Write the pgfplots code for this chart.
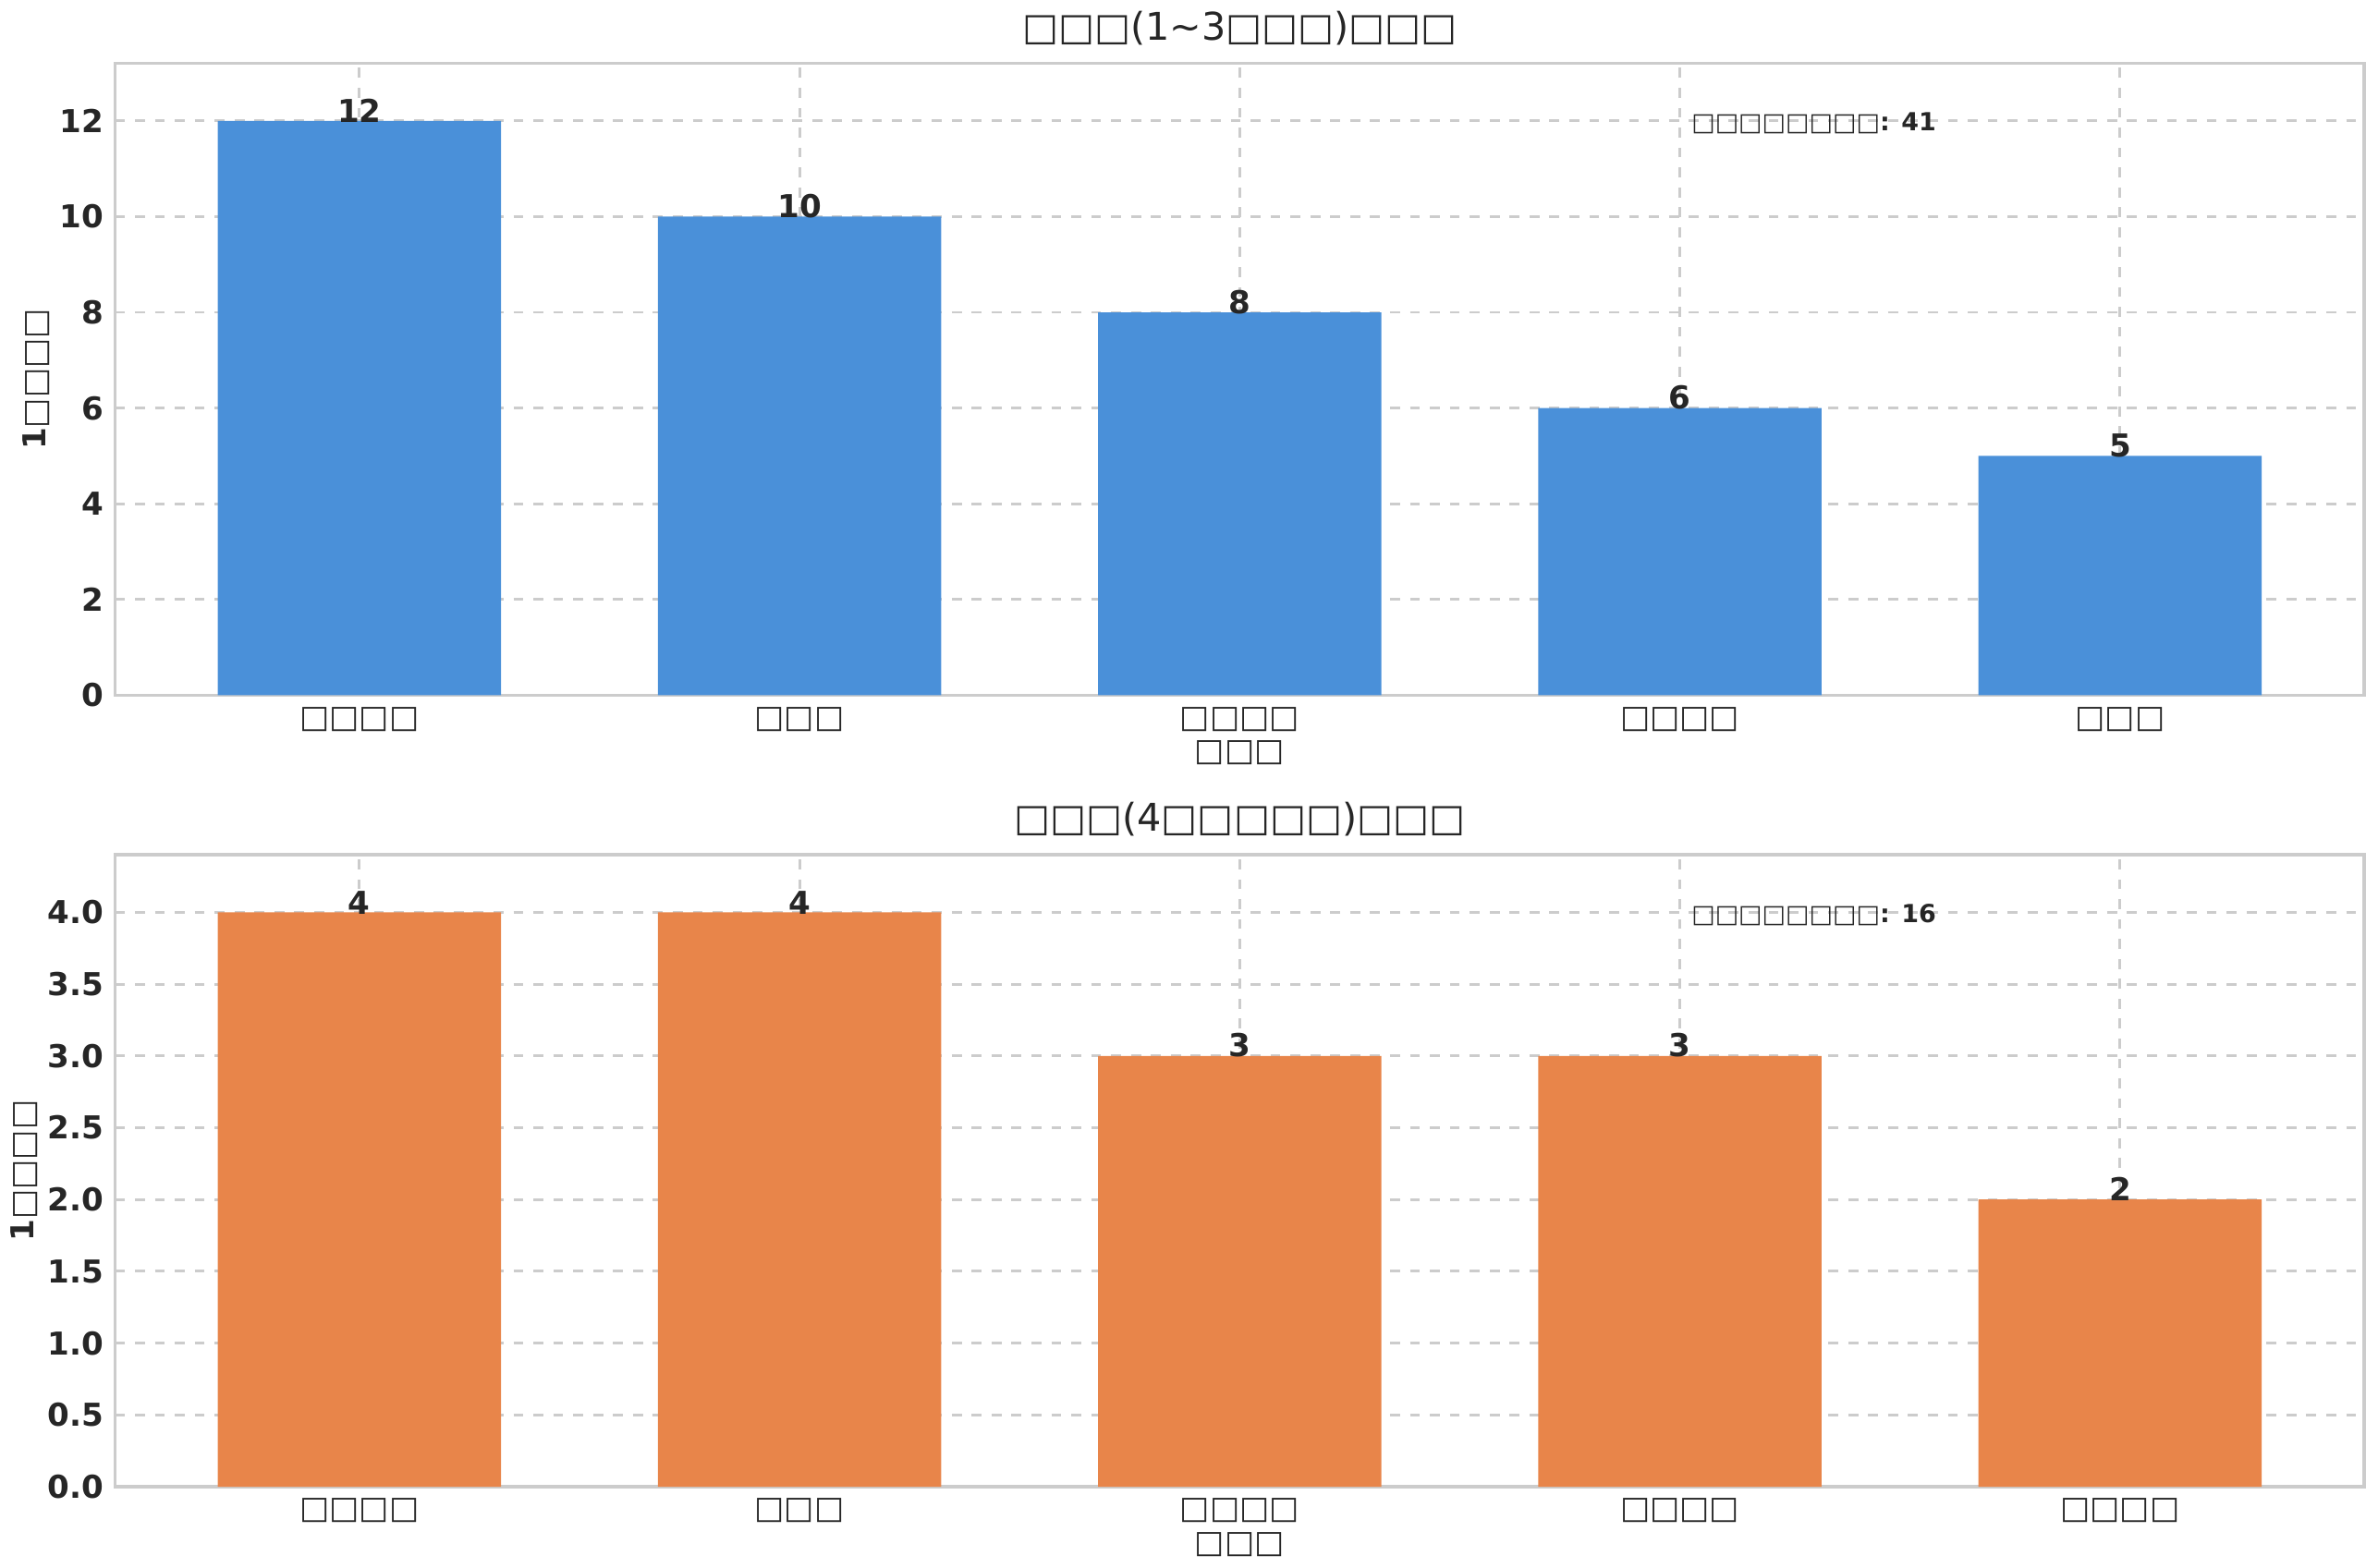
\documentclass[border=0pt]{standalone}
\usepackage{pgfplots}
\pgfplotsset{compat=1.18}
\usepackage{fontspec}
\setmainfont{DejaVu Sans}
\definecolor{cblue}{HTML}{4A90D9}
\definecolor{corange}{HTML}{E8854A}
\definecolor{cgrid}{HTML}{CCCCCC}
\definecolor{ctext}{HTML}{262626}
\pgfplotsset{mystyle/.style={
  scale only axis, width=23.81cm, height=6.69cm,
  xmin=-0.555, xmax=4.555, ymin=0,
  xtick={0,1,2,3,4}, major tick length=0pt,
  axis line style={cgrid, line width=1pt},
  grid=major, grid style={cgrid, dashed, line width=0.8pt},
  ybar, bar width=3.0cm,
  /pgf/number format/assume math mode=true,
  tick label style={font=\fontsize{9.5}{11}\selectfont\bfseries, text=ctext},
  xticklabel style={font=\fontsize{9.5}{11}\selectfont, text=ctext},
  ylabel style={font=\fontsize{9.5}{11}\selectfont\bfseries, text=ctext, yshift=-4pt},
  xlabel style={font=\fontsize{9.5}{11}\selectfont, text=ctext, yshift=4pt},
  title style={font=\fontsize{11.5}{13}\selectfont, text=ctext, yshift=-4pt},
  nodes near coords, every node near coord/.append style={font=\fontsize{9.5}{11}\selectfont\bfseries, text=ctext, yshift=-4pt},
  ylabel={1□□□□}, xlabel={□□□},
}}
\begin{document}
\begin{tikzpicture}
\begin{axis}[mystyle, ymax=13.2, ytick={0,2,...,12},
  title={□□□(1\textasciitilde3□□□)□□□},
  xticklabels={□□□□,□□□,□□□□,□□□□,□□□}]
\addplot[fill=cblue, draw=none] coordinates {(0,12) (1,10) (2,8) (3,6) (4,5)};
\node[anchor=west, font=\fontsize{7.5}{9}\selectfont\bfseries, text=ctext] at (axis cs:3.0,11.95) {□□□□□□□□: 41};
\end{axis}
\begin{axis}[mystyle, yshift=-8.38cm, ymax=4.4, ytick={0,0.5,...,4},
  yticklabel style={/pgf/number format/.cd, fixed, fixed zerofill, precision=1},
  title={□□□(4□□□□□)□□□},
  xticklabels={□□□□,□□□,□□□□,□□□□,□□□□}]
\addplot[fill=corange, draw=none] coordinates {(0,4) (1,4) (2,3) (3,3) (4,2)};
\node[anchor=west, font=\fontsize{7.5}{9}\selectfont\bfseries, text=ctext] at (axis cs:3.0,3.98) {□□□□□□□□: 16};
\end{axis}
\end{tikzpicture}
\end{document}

--

> **JOB**
Give the data again exactly as written, with all pictures left out.

> **FINAL RESULT**
Write the pgfplots code for this chart.
\documentclass[border=0pt]{standalone}
\usepackage{pgfplots}
\pgfplotsset{compat=1.18}
\usepackage{fontspec}
\setmainfont{DejaVu Sans}
\definecolor{cblue}{HTML}{4A90D9}
\definecolor{corange}{HTML}{E8854A}
\definecolor{cgrid}{HTML}{CCCCCC}
\definecolor{ctext}{HTML}{262626}
\pgfplotsset{mystyle/.style={
  scale only axis, width=23.81cm, height=6.69cm,
  xmin=-0.555, xmax=4.555, ymin=0,
  xtick={0,1,2,3,4}, major tick length=0pt,
  axis line style={cgrid, line width=1pt},
  grid=major, grid style={cgrid, dashed, line width=0.8pt},
  ybar, bar width=3.0cm,
  /pgf/number format/assume math mode=true,
  tick label style={font=\fontsize{9.5}{11}\selectfont\bfseries, text=ctext},
  xticklabel style={font=\fontsize{9.5}{11}\selectfont, text=ctext},
  ylabel style={font=\fontsize{9.5}{11}\selectfont\bfseries, text=ctext, yshift=-4pt},
  xlabel style={font=\fontsize{9.5}{11}\selectfont, text=ctext, yshift=4pt},
  title style={font=\fontsize{11.5}{13}\selectfont, text=ctext, yshift=-4pt},
  nodes near coords, every node near coord/.append style={font=\fontsize{9.5}{11}\selectfont\bfseries, text=ctext, yshift=-4pt},
  ylabel={1□□□□}, xlabel={□□□},
}}
\begin{document}
\begin{tikzpicture}
\begin{axis}[mystyle, ymax=13.2, ytick={0,2,...,12},
  title={□□□(1\textasciitilde3□□□)□□□},
  xticklabels={□□□□,□□□,□□□□,□□□□,□□□}]
\addplot[fill=cblue, draw=none] coordinates {(0,12) (1,10) (2,8) (3,6) (4,5)};
\node[anchor=west, font=\fontsize{7.5}{9}\selectfont\bfseries, text=ctext] at (axis cs:3.0,11.95) {□□□□□□□□: 41};
\end{axis}
\begin{axis}[mystyle, yshift=-8.38cm, ymax=4.4, ytick={0,0.5,...,4},
  yticklabel style={/pgf/number format/.cd, fixed, fixed zerofill, precision=1},
  title={□□□(4□□□□□)□□□},
  xticklabels={□□□□,□□□,□□□□,□□□□,□□□□}]
\addplot[fill=corange, draw=none] coordinates {(0,4) (1,4) (2,3) (3,3) (4,2)};
\node[anchor=west, font=\fontsize{7.5}{9}\selectfont\bfseries, text=ctext] at (axis cs:3.0,3.98) {□□□□□□□□: 16};
\end{axis}
\end{tikzpicture}
\end{document}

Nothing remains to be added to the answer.